Former Blackwater security guard Dustin Heard (C) and his attorney David Schertler (L) leave arraignment at U.S. district court on January 6, 2009 in Washington, DC. Heard and four other former guards pleaded not guilty to charges of manslaughter in the killing of at least 14 unarmed Iraqis [Brendan Hoffman/Getty Images]

Four Blackwater security guards convicted in 2014 of carrying out a massacre of Iraqi civilians, sparking an international outcry over the use of mercenaries in war, have been pardoned by US President Donald Trump.

Paul Slough, Evan Liberty, Dustin Heard and Nicholas Slatten were all jailed for their roles in a deadly 2007 shooting in Baghdad's Nisour Square that marked one of the lowest points of America's war in Iraq. They were convicted after a lengthy trial that saw some 30 witnesses travel from Iraq to testify against them.

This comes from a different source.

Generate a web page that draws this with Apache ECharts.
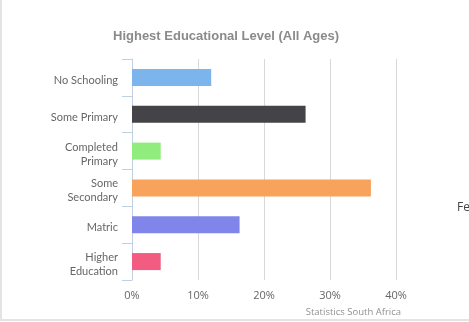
<!DOCTYPE html>
<html>
<head>
<meta charset="utf-8">
<script src="https://cdn.jsdelivr.net/npm/echarts@6/dist/echarts.min.js"></script>
<style>
  html, body { margin: 0; padding: 0; background: #fff; }
  #frame { position: absolute; left: 0; top: 0; width: 469px; height: 322px; }
  #edge { position: absolute; left: 0; top: 0; width: 467px; height: 319px;
          border-left: 2px solid #e4e4e4; border-bottom: 2px solid #e4e4e4; pointer-events: none; }
  #chart { position: absolute; left: 0; top: 0; width: 469px; height: 322px; }
</style>
</head>
<body>
<div id="frame">
  <div id="chart"></div>
  <div id="edge"></div>
</div>
<script>
// Highest educational level, share of population (percent)
const categories = ['No Schooling', 'Some Primary', 'Completed\nPrimary', 'Some\nSecondary', 'Matric', 'Higher\nEducation'];
const shares = [12.0, 26.3, 4.35, 36.2, 16.3, 4.35];
const barColors = ['#7cb5ec', '#434348', '#90ed7d', '#f7a35c', '#8085e9', '#f15c80'];
const xTicks = [0, 10, 20, 30, 40];

const labelFont = '"Open Sans", "DejaVu Sans", sans-serif';
const catFont = 'Lato, "Open Sans", sans-serif';

// category labels sit slightly below the band centre: first line gets a taller box
function catLabel(name) {
  return name.split('\n').map((line, i) => (i === 0 ? '{f|' : '{t|') + line + '}').join('\n');
}

const chart = echarts.init(document.getElementById('chart'), null, { renderer: 'canvas' });
chart.setOption({
  animation: false,
  backgroundColor: '#fff',
  title: {
    text: 'Highest Educational Level (All Ages)',
    left: 108,
    top: 25,
    textStyle: { fontFamily: '"Liberation Sans", Arial, sans-serif', fontSize: 13, fontWeight: 'bold', color: '#8a8a8a' }
  },
  grid: { left: 132, right: 73, top: 59, bottom: 42, containLabel: false },
  xAxis: {
    type: 'value',
    min: xTicks[0],
    max: xTicks[xTicks.length - 1],
    interval: xTicks[1] - xTicks[0],
    axisLine: { show: false },
    axisTick: { show: false },
    splitLine: { show: true, lineStyle: { color: '#d8d8d8', width: 1 } },
    axisLabel: { formatter: '{value}%', color: '#666', fontSize: 11, fontFamily: labelFont, margin: 10 }
  },
  yAxis: {
    type: 'category',
    inverse: true,
    data: categories,
    axisLine: { show: true, lineStyle: { color: '#c0d0e0', width: 1 } },
    axisTick: { show: true, length: 10, alignWithLabel: false, lineStyle: { color: '#c0d0e0', width: 1 } },
    splitLine: { show: false },
    axisLabel: {
      color: '#666', fontSize: 11, fontFamily: catFont, margin: 14, align: 'right',
      formatter: catLabel,
      rich: {
        f: { color: '#666', fontSize: 11, fontFamily: catFont, lineHeight: 17, verticalAlign: 'bottom', align: 'right' },
        t: { color: '#666', fontSize: 11, fontFamily: catFont, lineHeight: 14, verticalAlign: 'bottom', align: 'right' }
      }
    }
  },
  series: [{
    type: 'bar',
    barWidth: 17,
    data: shares.map((v, i) => ({ value: v, itemStyle: { color: barColors[i] } }))
  }],
  graphic: [
    {
      type: 'text', right: 68, bottom: 5,
      style: { text: 'Statistics South Africa', fill: '#909090', fontSize: 9.5, fontFamily: labelFont }
    },
    {
      type: 'text', left: 457, top: 202,
      style: { text: 'Fe', fill: '#444', fontSize: 12, fontFamily: labelFont }
    }
  ]
});
</script>
</body>
</html>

In their 2014 trial a jury in Federal District Court found that the deaths of 17 Iraqis in the shooting, which began when a convoy of the guards suddenly began firing in a crowded intersection, was not a battlefield tragedy, but the result of a criminal act.

The four men were all serving extremely long sentences. Slough, Liberty and Heard were convicted on multiple charges of voluntary and attempted manslaughter in 2014, while Slatten, who was the first to start shooting, was convicted of first-degree murder. Slattern was sentenced to life and the others to 30 years in prison each.

The sentences for Slough, Liberty and Heard were reviewed last year and a federal district court for the District of Columbia ordered Slough to serve 15 years, Liberty to serve 14 years and Heard to serve 12 years.

According to the Guardian, an initial prosecution was thrown out by a federal judge, sparking outrage in Iraq, but the then vice-president, Joe Biden, promised to pursue a fresh prosecution, which succeeded in 2015.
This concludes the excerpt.